Where is the Logic in Banking These Days?

by Peter Thomas Ricci

So you’ve read that rates are at historic lows.  You have paid your loan on time for many years straight, proving that you can afford to keep your home.  However, when you speak to a professional, they ask you some great questions: How much equity do you have?  What is your income?  Do you still qualify for a refinance?

Greg Viti, Prudential Rubloff

Common sense would tell you that if you have made years of payments on time at the higher rate, you should be able to pay a lower amount without a problem. If you are trying to get money back on your refinance, that should throw up red flags. I know many borrowers have taken out loans, then stopped paying their loans back; this has made the lending institutions overly conservative.

How about this new rule: if a borrower is still employed and has not had a late payment in four years, their current lender can adjust the loans to the lower rate as long as the loan amount remains the same?

The bank would make less over the life of the loan. However, they will have clients that should be loyal and will perhaps do more business with them. The practice of getting the loan, packaging it and selling it fast has gotten us to where we are: a big mess!  Many foreclosures are on hold because the paperwork from the lenders is incomplete or they don’t even know who the original lender is.

There is no easy fix in sight, this is true.  How about our fine politicians in Washington help us out a bit? We can tell that the banks are unwilling to make major changes without being regulated or legislated to do so.

It is time that smart laws make it easier for lenders to work out their clients’ troubles be put into place. When borrowers speak of being underwater on their loans (when borrowers owe more than what the property is worth), the first thing the loan therapist will tell you is, “The banks will not work with you unless you quit paying your loan.” Really? So, the system wants you to ruin your credit and the chance of improving credit for a long time because you are underwater?  Wow, that is a great help. When you talk with short sale experts, it amazes me how all the old ways of doing business go out the window.

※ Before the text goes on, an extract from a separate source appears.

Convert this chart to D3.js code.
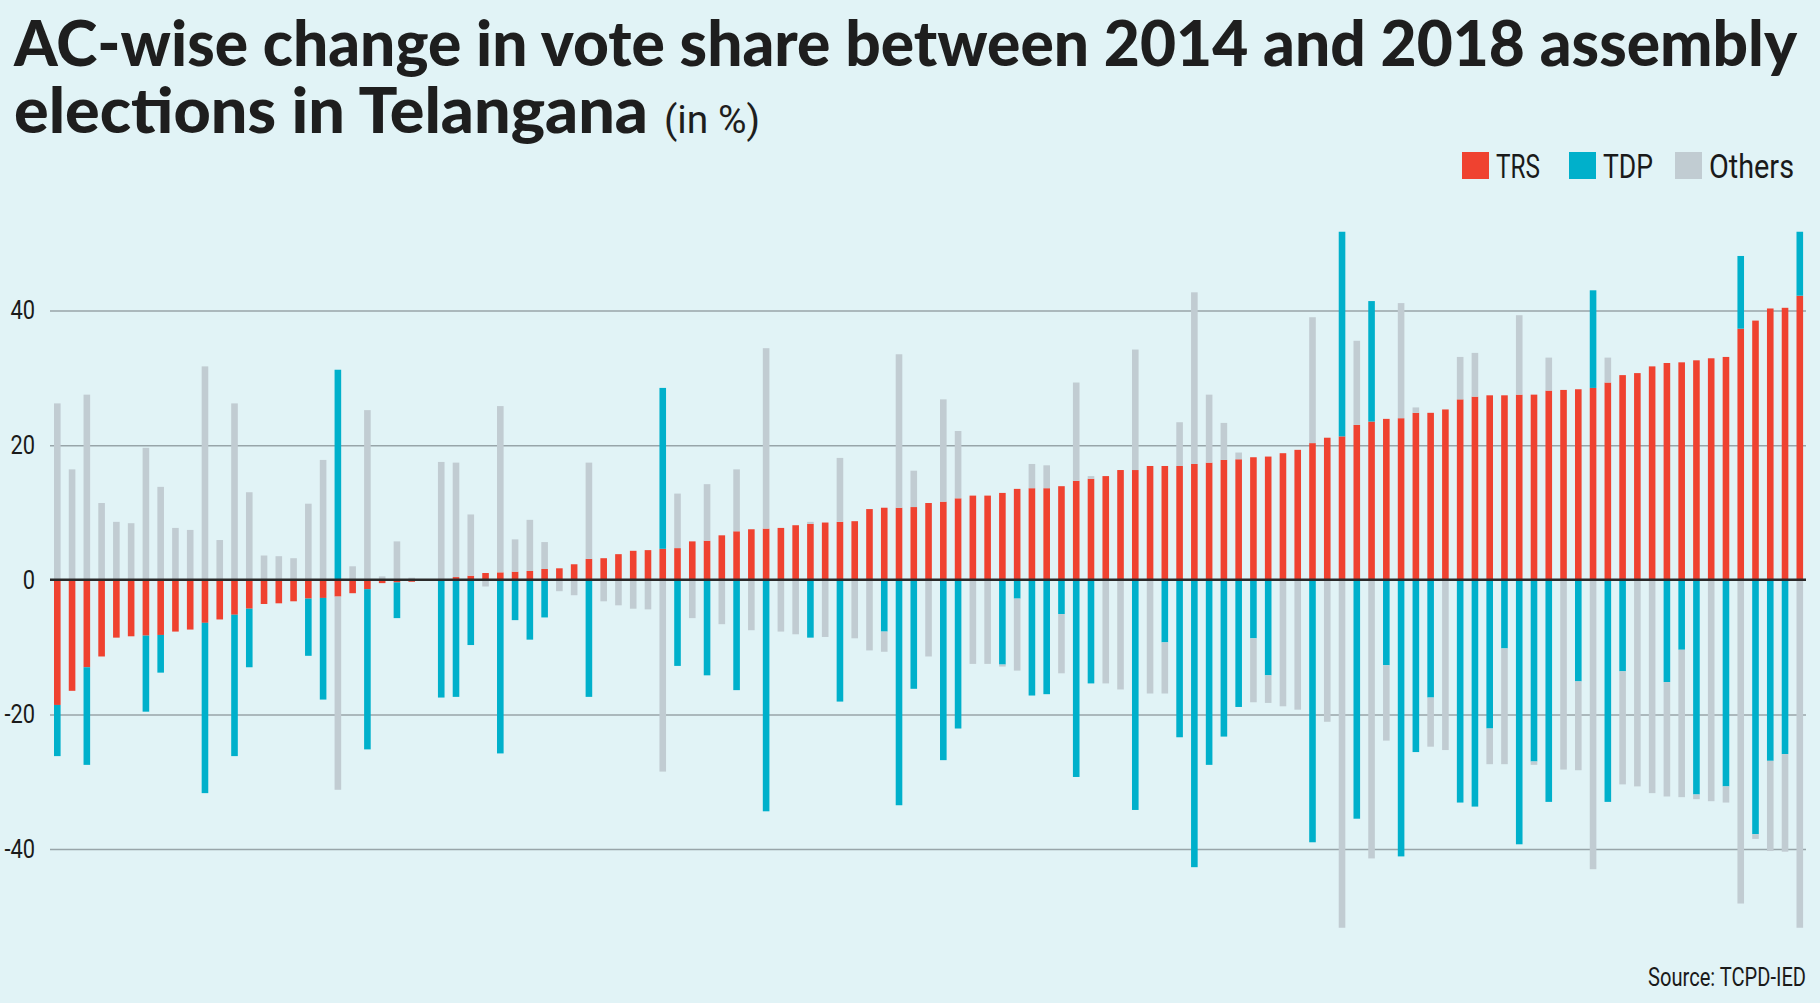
<!DOCTYPE html>
<html>
<head>
<meta charset="utf-8">
<title>AC-wise change in vote share, Telangana</title>
<script src="https://cdnjs.cloudflare.com/ajax/libs/d3/7.8.5/d3.min.js"></script>
<style>
body { margin: 0; background: #e1f3f6; }
svg { display: block; }
</style>
</head>
<body>
<script>
// change in vote share (percentage points) per assembly constituency, sorted by TRS change
var trs = [-18.6, -16.5, -13.0, -11.4, -8.6, -8.4, -8.3, -8.2, -7.7, -7.4,
  -6.4, -5.9, -5.2, -4.3, -3.6, -3.5, -3.2, -2.8, -2.7, -2.5,
  -2.0, -1.4, -0.5, -0.4, -0.3, -0.1, 0.0, 0.4, 0.6, 1.0,
  1.1, 1.2, 1.3, 1.6, 1.7, 2.3, 3.1, 3.2, 3.8, 4.3,
  4.4, 4.6, 4.7, 5.7, 5.8, 6.6, 7.2, 7.5, 7.6, 7.7,
  8.1, 8.3, 8.5, 8.6, 8.7, 10.5, 10.7, 10.7, 10.8, 11.4,
  11.6, 12.1, 12.5, 12.5, 12.9, 13.5, 13.6, 13.6, 13.9, 14.7,
  15.0, 15.4, 16.3, 16.3, 16.9, 16.9, 16.9, 17.2, 17.4, 17.8,
  17.9, 18.2, 18.3, 18.8, 19.3, 20.3, 21.1, 21.3, 23.0, 23.5,
  23.9, 24.0, 24.8, 24.8, 25.3, 26.8, 27.2, 27.4, 27.4, 27.5,
  27.5, 28.1, 28.2, 28.3, 28.5, 29.3, 30.4, 30.7, 31.7, 32.2,
  32.3, 32.6, 32.9, 33.1, 37.3, 38.5, 40.3, 40.4, 42.2];

var tdp = [-7.6, 0, -14.5, 0, 0, 0, -11.3, -5.6, 0, 0,
  -25.3, 0, -21.0, -8.7, 0, 0, 0, -8.5, -15.1, 31.2,
  0, -23.8, 0, -5.3, 0, 0, -17.5, -17.4, -9.7, 0,
  -25.8, -6.0, -8.9, -5.6, 0, 0, -17.4, 0, 0, 0,
  0, 23.9, -12.8, 0, -14.2, 0, -16.4, 0, -34.4, 0,
  0, -8.6, 0, -18.1, 0, 0, -7.7, -33.5, -16.2, 0,
  -26.8, -22.1, 0, 0, -12.6, -2.8, -17.2, -17.0, -5.1, -29.3,
  -15.4, 0, 0, -34.2, 0, -9.3, -23.4, -42.7, -27.5, -23.3,
  -18.9, -8.7, -14.2, 0, 0, -39.0, 0, 30.4, -35.5, 17.9,
  -12.7, -41.1, -25.6, -17.5, 0, -33.1, -33.7, -22.1, -10.2, -39.3,
  -27.0, -33.0, 0, -15.1, 14.5, -33.0, -13.6, 0, 0, -15.2,
  -10.4, -31.9, 0, -30.7, 10.8, -37.8, -26.9, -25.9, 9.5];

var others = [26.2, 16.4, 27.5, 11.4, 8.6, 8.4, 19.6, 13.8, 7.7, 7.4,
  31.7, 5.9, 26.2, 13.0, 3.6, 3.5, 3.2, 11.3, 17.8, -28.7,
  2.0, 25.2, 0.5, 5.7, 0.3, 0.1, 17.5, 17.0, 9.1, -1.0,
  24.7, 4.8, 7.6, 4.0, -1.7, -2.3, 14.3, -3.2, -3.8, -4.3,
  -4.4, -28.5, 8.1, -5.7, 8.4, -6.6, 9.2, -7.5, 26.8, -7.7,
  -8.1, 0.3, -8.5, 9.5, -8.7, -10.5, -3.0, 22.8, 5.4, -11.4,
  15.2, 10.0, -12.5, -12.5, -0.3, -10.7, 3.6, 3.4, -8.8, 14.6,
  0.4, -15.4, -16.3, 17.9, -16.9, -7.6, 6.5, 25.5, 10.1, 5.5,
  1.0, -9.5, -4.1, -18.8, -19.3, 18.7, -21.1, -51.7, 12.5, -41.4,
  -11.2, 17.1, 0.8, -7.3, -25.3, 6.3, 6.5, -5.3, -17.2, 11.8,
  -0.5, 4.9, -28.2, -13.2, -43.0, 3.7, -16.8, -30.7, -31.7, -17.0,
  -21.9, -0.7, -32.9, -2.4, -48.1, -0.7, -13.4, -14.5, -51.7];

var parties = ["TRS", "TDP", "Others"];
var partyColors = ["#ef4230", "#00b0cb", "#c1ccd2"];
var yTicks = [-40, -20, 0, 20, 40];

var width = 1820, height = 1003;
var sans = "Roboto, 'Open Sans', sans-serif";

var svg = d3.select("body").append("svg")
    .attr("width", width)
    .attr("height", height);

svg.append("rect").attr("width", width).attr("height", height).attr("fill", "#e1f3f6");

// squeeze text horizontally to a given width (the original uses a condensed face)
function fit(sel, w) {
    sel.attr("textLength", w).attr("lengthAdjust", "spacingAndGlyphs");
}

var rows = trs.map(function(v, i) {
    return {ac: i + 1, TRS: v, TDP: tdp[i], Others: others[i]};
});

var series = d3.stack()
    .keys(parties)
    .offset(d3.stackOffsetDiverging)(rows);

var x = d3.scalePoint()
    .domain(rows.map(function(d) { return d.ac; }))
    .range([57.3, 1799.8]);

var y = d3.scaleLinear()
    .domain([-40, 40])
    .range([849, 310.5]);

var color = d3.scaleOrdinal().domain(parties).range(partyColors);

var gridLeft = 50, gridRight = 1806;

// gridlines + tick labels
var axis = svg.append("g")
    .attr("transform", "translate(" + gridLeft + ",0)")
    .call(d3.axisLeft(y)
        .tickValues(yTicks)
        .tickSize(-(gridRight - gridLeft))
        .tickPadding(15)
        .tickFormat(function(d) { return String(d); }));

axis.select(".domain").remove();
axis.selectAll(".tick line")
    .attr("stroke", "#98a5a9")
    .attr("stroke-width", 1.5);
axis.selectAll(".tick text")
    .attr("font-family", sans)
    .attr("font-size", 26)
    .attr("fill", "#1a1a1a")
    .each(function() {
        d3.select(this).call(fit, this.getComputedTextLength() * 0.84);
    });

// stacked diverging bars
var bw = 6.6;
svg.append("g")
    .selectAll("g")
    .data(series)
    .join("g")
    .attr("fill", function(d) { return color(d.key); })
    .selectAll("rect")
    .data(function(d) { return d; })
    .join("rect")
    .attr("x", function(d) { return x(d.data.ac) - bw / 2; })
    .attr("width", bw)
    .attr("y", function(d) { return y(Math.max(d[0], d[1])); })
    .attr("height", function(d) { return Math.abs(y(d[0]) - y(d[1])); });

// zero line
svg.append("line")
    .attr("x1", gridLeft)
    .attr("x2", gridRight)
    .attr("y1", y(0))
    .attr("y2", y(0))
    .attr("stroke", "#2a2a2a")
    .attr("stroke-width", 2.5);

// title
var titleFont = "Lato, Roboto, sans-serif";
svg.append("text")
    .attr("x", 14).attr("y", 66)
    .attr("font-family", titleFont)
    .attr("font-weight", 900)
    .attr("font-size", 62)
    .attr("fill", "#1e1e1e")
    .text("AC-wise change in vote share between 2014 and 2018 assembly")
    .call(fit, 1783);

svg.append("text")
    .attr("x", 14).attr("y", 133)
    .attr("font-family", titleFont)
    .attr("font-weight", 900)
    .attr("font-size", 62)
    .attr("fill", "#1e1e1e")
    .text("elections in Telangana")
    .call(fit, 634);

svg.append("text")
    .attr("x", 664).attr("y", 133)
    .attr("font-family", sans)
    .attr("font-size", 38)
    .attr("fill", "#1e1e1e")
    .text("(in %)")
    .call(fit, 96);

// legend
var legendX = [1462, 1569, 1675];
var legendW = [44, 50, 85];
var legend = svg.append("g")
    .selectAll("g")
    .data(parties)
    .join("g")
    .attr("transform", function(d, i) { return "translate(" + legendX[i] + ",152)"; });

legend.append("rect")
    .attr("width", 27)
    .attr("height", 27)
    .attr("fill", function(d) { return color(d); });

legend.append("text")
    .attr("x", 34)
    .attr("y", 26)
    .attr("font-family", sans)
    .attr("font-size", 33)
    .attr("fill", "#1a1a1a")
    .text(function(d) { return d; })
    .each(function(d, i) { d3.select(this).call(fit, legendW[i]); });

// source, right-aligned and squeezed with a scale so it stays inside the frame
var source = svg.append("text")
    .attr("text-anchor", "end")
    .attr("font-family", sans)
    .attr("font-size", 26)
    .attr("fill", "#1a1a1a")
    .text("Source: TCPD-IED");
var k = 158 / source.node().getComputedTextLength();
source.attr("transform", "translate(1806,986) scale(" + k + ",1)");
</script>
</body>
</html>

It’s such a sad state to have to convince people who are already on shaky financial ground to dig their problems deeper. “Don’t worry, we will drop down a step once you get really deep!”

Please respond to this with some good ideas for the lenders and the legislators to get us out of the quicksand that our current home lending policies have gotten us into.  The banks need to be part of the solution; we know they are a big part of the problem.